A new surf-and-turf course features compressed kabocha squash flavoured with oyster garum and five-spice. It’s cooked sous vide, then roasted and finished with fried lichen and a shaved radicchio salad.


The 120-day dry-aged striploin from Penokean Hills Farm is finished with its own beef jus. Available only on the a la carte menu. $34 (4 oz.) or $68 (8 oz., shown here).


The chocolate and mushroom dessert by pastry chef Erika McDonald garnishes dark chocolate–covered mushroom caramel and dark chocolate tofu mousse with sweet fried enoki mushroom roots. It’s all vegan.


From left to right: Eleni Bock, Jordan Oetelaar, Wesley Barber, Jef Edwards and Chris Nguyen.
The drinks

The beverage program is taken just as seriously. Barber adventurous wine list features a whole bunch of low-intervention and biodynamic bottles from small producers, including some from Ontario wineries like Vineland’s Cloudsley Cellars. And bar manager Eleni Bock (BarChef, Figures) follows the same zero-waste philosophy practiced by the kitchen for her cocktails. In the Parsnip’arita, for example, Bock replaces the use of Triple Sec with an orange salt rim made from dehydrated candied orange rind, orange pith and salt, for a similar flavour profile.

The Parsnip’arita—the bar’s take on a margarita—is made with Tromba Blanco, mezcal, lychee liqueur, lacto-fermented parsnip, lime, orange and pepper salt. A true zero-waste cocktail, it’s rimmed with dehydrated orange rind and pith, and garnished with a dehydrated parsnip rose made out of the same root veggie used in the drink’s lacto-fermented syrup. Finally, the dehydrated lime slice garnish is what’s left from the fruit after its zest has been harvested to make the bar’s cordials. $17.


The vegetal and vibrant Fresh Thinking doesn’t only contain Hendrick’s Gin, sake, St-Germain Green Chartreuse, cucumber and lime, it also features a microgreen tea made from pea and basil microgreens that are grown in the basement’s vertical garden. $17.


Spirit-forward Winter Sporedom pairs perfectly with the current chocolate and mushroom dessert. Made from rye that’s been infused with candied portobello and fermented cacao, it also contains port, roasted brown rice syrup and rosemary. Aromatized with Jägermeister, the drink is finished with cherrywood smoke under a chocolate shard made with dehydrated brown rice previously used to make the brown rice syrup (it tastes kinda like a Crunch bar). $20.
The space

Taking over the main floor of the Beverley by Sonder, Ration shares its space with Strange Love Coffee. The concrete-clad back dining room, decorated to look like an urban jungle, is meant to make guests feel like they’re dining in an alley. There will be live music and rotating art installations like Biophilia, a light exhibit by Mad Cutter currently on display as part of the DesignTO Festival.
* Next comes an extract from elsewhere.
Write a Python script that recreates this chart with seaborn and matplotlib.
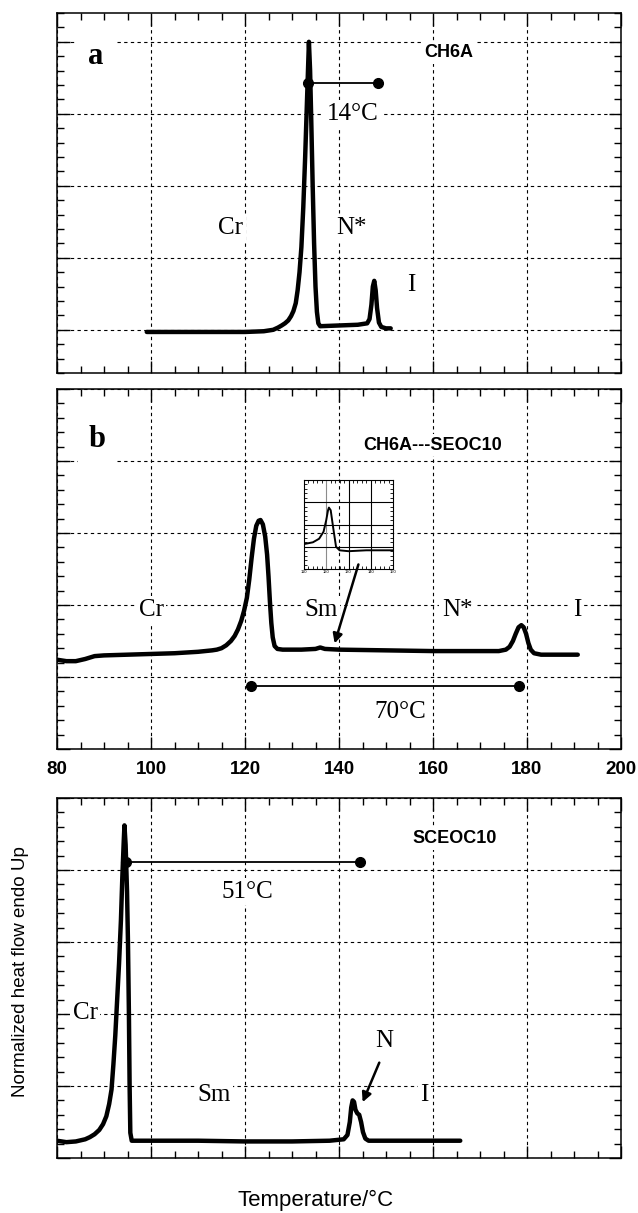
import numpy as np
import pandas as pd
import seaborn as sns
import matplotlib
matplotlib.use("Agg")
import matplotlib.pyplot as plt
from matplotlib.ticker import MultipleLocator

# ---------------- data ----------------
# Panel a: CH6A
a_temp = [99.1, 105, 110, 115, 120, 124, 125, 126, 127, 127.8, 128.5, 129.2, 129.8, 130.3,
          130.8, 131.2, 131.6, 132.0, 132.4, 132.8, 133.1, 133.4, 133.6, 133.85, 134.1, 134.4,
          134.7, 135.0, 135.3, 135.6, 136.0, 140, 144, 146, 146.5, 146.9, 147.2, 147.5,
          147.8, 148.1, 148.5, 149.0, 150, 151]
a_flow = [-0.03, -0.03, -0.03, -0.03, -0.03, -0.02, -0.01, 0.0, 0.03, 0.06, 0.09, 0.13, 0.19,
          0.26, 0.37, 0.55, 0.8, 1.15, 1.7, 2.4, 3.0, 3.6, 4.0, 3.6, 2.9, 2.0,
          1.2, 0.6, 0.25, 0.09, 0.05, 0.06, 0.07, 0.09, 0.15, 0.35, 0.6, 0.68,
          0.55, 0.3, 0.1, 0.04, 0.02, 0.02]

# Panel b: CH6A---SEOC10
b_temp = [80, 82, 84, 86, 88, 90, 95, 100, 105, 110, 113, 114, 115, 116, 117, 117.8, 118.5,
          119.2, 119.8, 120.4, 120.9, 121.4, 121.9, 122.4, 122.9, 123.3, 123.8, 124.3, 124.7,
          125.0, 125.3, 125.6, 125.9, 126.3, 126.9, 128, 132, 135, 136, 137, 140, 150, 160,
          170, 174, 175.5, 176.3, 177.0, 177.6, 178.2, 178.8, 179.3, 179.8, 180.3, 180.8,
          181.5, 183, 190.8]
b_flow = [0.24, 0.22, 0.22, 0.25, 0.29, 0.30, 0.31, 0.32, 0.33, 0.35, 0.37, 0.38, 0.40, 0.44,
          0.50, 0.57, 0.66, 0.78, 0.92, 1.10, 1.35, 1.65, 1.92, 2.10, 2.17, 2.18, 2.12, 1.95,
          1.70, 1.40, 1.05, 0.75, 0.55, 0.43, 0.39, 0.38, 0.38, 0.39, 0.41, 0.39, 0.38, 0.37,
          0.36, 0.36, 0.36, 0.38, 0.42, 0.50, 0.60, 0.69, 0.72, 0.69, 0.60, 0.47, 0.38,
          0.33, 0.31, 0.31]

# Inset of panel b
inset_temp = [110, 114, 116.8, 118.8, 120, 120.8, 121.2, 122, 123.2, 124.4, 126, 130, 138, 150]
inset_flow = [1.12, 1.2, 1.36, 1.68, 2.2, 2.64, 2.76, 2.64, 1.8, 1.0, 0.84, 0.80, 0.84, 0.84]

# Panel c: SCEOC10
c_temp = [80, 82, 84, 86, 87, 88, 89, 89.8, 90.5, 91.1, 91.6, 92.0, 92.4, 92.8, 93.2, 93.6,
          93.9, 94.2, 94.35, 94.6, 94.9, 95.1, 95.3, 95.45, 95.6, 95.9, 100, 110, 120, 130,
          138, 141, 141.8, 142.3, 142.6, 142.9, 143.2, 143.5, 143.9, 144.3, 144.7, 145.1,
          145.6, 146.3, 150, 160, 165.8]
c_flow = [-0.76, -0.78, -0.77, -0.74, -0.71, -0.67, -0.61, -0.53, -0.42, -0.25, -0.05, 0.3,
          0.7, 1.2, 1.7, 2.3, 2.9, 3.4, 3.62, 3.35, 2.7, 2.0, 1.0, 0.0, -0.65, -0.76, -0.76,
          -0.76, -0.77, -0.77, -0.76, -0.74, -0.68, -0.5, -0.3, -0.2, -0.22, -0.33, -0.38,
          -0.4, -0.5, -0.64, -0.73, -0.76, -0.76, -0.76, -0.76]

# range bars (start, end, level)
a_range = [133.5, 148.4, 3.43]
b_range = [121.2, 178.2, -0.12]
c_range = [94.6, 144.5, 3.11]

x_ticks = [80, 100, 120, 140, 160, 180, 200]

# ---------------- styling ----------------
sns.set_style("ticks")
plt.rcParams['font.family'] = ['Liberation Sans', 'DejaVu Sans']
plt.rcParams['text.color'] = 'black'
plt.rcParams['axes.labelcolor'] = 'black'
plt.rcParams['xtick.color'] = 'black'
plt.rcParams['ytick.color'] = 'black'
SERIF = ['Liberation Serif', 'DejaVu Serif']
SANS = ['Liberation Sans', 'DejaVu Sans']

W, H = 638, 1213
fig = plt.figure(figsize=(W / 100, H / 100), dpi=100)


def frac_box(x0, y0, x1, y1):
    return [x0 / W, 1 - y1 / H, (x1 - x0) / W, (y1 - y0) / H]


ax_a = fig.add_axes(frac_box(57, 13, 621, 373))
ax_b = fig.add_axes(frac_box(57, 389, 621, 749))
ax_c = fig.add_axes(frac_box(57, 798, 621, 1158))

lims = {ax_a: (-0.6, 4.4), ax_b: (-1, 4), ax_c: (-1, 4)}

for ax in (ax_a, ax_b, ax_c):
    ax.set_xlim(80, 200)
    ax.set_ylim(*lims[ax])
    ax.xaxis.set_major_locator(MultipleLocator(20))
    ax.xaxis.set_minor_locator(MultipleLocator(5))
    ax.yaxis.set_major_locator(MultipleLocator(1))
    ax.yaxis.set_minor_locator(MultipleLocator(0.2))
    ax.tick_params(which='both', direction='in', top=True, right=True, color='black',
                   width=1.0, labelcolor='black')
    ax.tick_params(which='major', length=9)
    ax.tick_params(which='minor', length=5)
    ax.set_yticklabels([])
    ax.grid(True, which='major', color='black', lw=0.8, ls=(0, (3, 3)))
    for s in ax.spines.values():
        s.set_color('black')
        s.set_linewidth(1.1)
    ax.set_xlabel('')
    ax.set_ylabel('')

ax_a.set_xticklabels([])
ax_c.set_xticklabels([])
ax_b.set_xticks(x_ticks)
ax_b.set_xticklabels([str(t) for t in x_ticks], fontsize=13.5, fontweight='bold', family=SANS,
                     color='black')
ax_b.tick_params(axis='x', which='major', pad=9)
ax_b.set_xlim(80, 200)

line_kw = dict(color='black', linewidth=3.2, sort=False, estimator=None, legend=False)
sns.lineplot(x=a_temp, y=a_flow, ax=ax_a, zorder=5, **line_kw)
sns.lineplot(x=b_temp, y=b_flow, ax=ax_b, zorder=5, **line_kw)
sns.lineplot(x=c_temp, y=c_flow, ax=ax_c, zorder=5, **line_kw)


def range_bar(ax, r):
    ax.plot([r[0], r[1]], [r[2], r[2]], color='black', lw=1.3, zorder=6)
    ax.plot([r[0], r[1]], [r[2], r[2]], 'o', color='black', ms=7, zorder=6)


range_bar(ax_a, a_range)
range_bar(ax_b, b_range)
range_bar(ax_c, c_range)

wb = dict(facecolor='white', edgecolor='none', pad=2)
st = dict(fontsize=18, family=SERIF, ha='center', va='center', zorder=4, bbox=wb,
          color='black')
bold_st = dict(fontsize=13, fontweight='bold', family=SANS, ha='center', va='center',
               zorder=4, bbox=wb, color='black')
let_st = dict(fontsize=22, fontweight='bold', family=SERIF, ha='center', va='center',
              zorder=4, color='black',
              bbox=dict(facecolor='white', edgecolor='none', pad=8))

# Panel a texts
ax_a.text(88.3, 3.8, 'a', **let_st)
ax_a.text(163.4, 3.85, 'CH6A', **bold_st)
ax_a.text(143.0, 3.0, '14°C', **st)
ax_a.text(117.0, 1.42, 'Cr', **st)
ax_a.text(142.6, 1.42, 'N*', **st)
ax_a.text(155.3, 0.62, 'I', **st)

# Panel b texts
ax_b.text(88.6, 3.3, 'b', **let_st)
ax_b.text(159.9, 3.22, 'CH6A---SEOC10', **bold_st)
ax_b.text(100.0, 0.93, 'Cr', **st)
ax_b.text(136.1, 0.93, 'Sm', **st)
ax_b.text(165.1, 0.93, 'N*', **st)
ax_b.text(190.6, 0.93, 'I', **st)
ax_b.text(153.0, -0.48, '70°C', **st)
ax_b.annotate('', xy=(138.9, 0.43), xytext=(144.3, 1.6),
              arrowprops=dict(arrowstyle='-|>', color='black', lw=1.8, mutation_scale=14),
              zorder=6)

# Panel c texts
ax_c.text(164.6, 3.44, 'SCEOC10', **bold_st)
ax_c.text(120.5, 2.7, '51°C', **st)
ax_c.text(86.0, 1.01, 'Cr', **st)
ax_c.text(113.4, -0.13, 'Sm', **st)
ax_c.text(158.2, -0.13, 'I', **st)
ax_c.text(149.7, 0.62, 'N', **st)
ax_c.annotate('', xy=(144.8, -0.26), xytext=(148.8, 0.36),
              arrowprops=dict(arrowstyle='-|>', color='black', lw=1.8, mutation_scale=14),
              zorder=6)

# Inset
ax_in = fig.add_axes(frac_box(304, 480, 393, 569))
ax_in.set_facecolor('none')
ax_in.set_xlim(110, 150)
ax_in.set_ylim(0, 4)
for xv in [120, 130, 140]:
    ax_in.axvline(xv, color='0.55' if xv == 120 else 'black', lw=0.8, zorder=1)
for yv in [1, 2, 3]:
    ax_in.axhline(yv, color='black', lw=0.8, zorder=1)
sns.lineplot(x=inset_temp, y=inset_flow, ax=ax_in, color='black', linewidth=1.4,
             sort=False, estimator=None, legend=False, zorder=3)
ax_in.xaxis.set_major_locator(MultipleLocator(10))
ax_in.xaxis.set_minor_locator(MultipleLocator(2))
ax_in.yaxis.set_major_locator(MultipleLocator(1))
ax_in.yaxis.set_minor_locator(MultipleLocator(0.2))
ax_in.tick_params(which='both', direction='in', top=True, right=True, length=2, width=0.6,
                  labelsize=3, pad=1, color='black', labelcolor='black')
ax_in.set_yticklabels([])
ax_in.set_xticks([110, 120, 130, 140, 150])
ax_in.set_xticklabels(['110', '120', '130', '140', '150'], fontsize=3)
for s in ax_in.spines.values():
    s.set_linewidth(0.8)
    s.set_color('black')
ax_in.set_xlabel('')
ax_in.set_ylabel('')

# Axis titles
fig.text(21 / W, 1 - 972 / H, 'Normalized heat flow endo Up', rotation=90, fontsize=13.5,
         family=SANS, ha='center', va='center', color='black')
fig.text(316 / W, 1 - 1200 / H, 'Temperature/°C', fontsize=16, family=SANS, ha='center',
         va='center', color='black')

fig.savefig('out.png', dpi=100)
The basement kitchen lab is also where foraged products are processed, like these bead ferns which have edible fiddleheads. The fern stalks are dried and used as skewers in the grilled duck heart course.


Ration’s house-cured charcuterie and dry-aged beef hangs out in this dining room refrigeration case. (This is where you’ll find Phil, a side of beef that the restaurant is aging for a year.)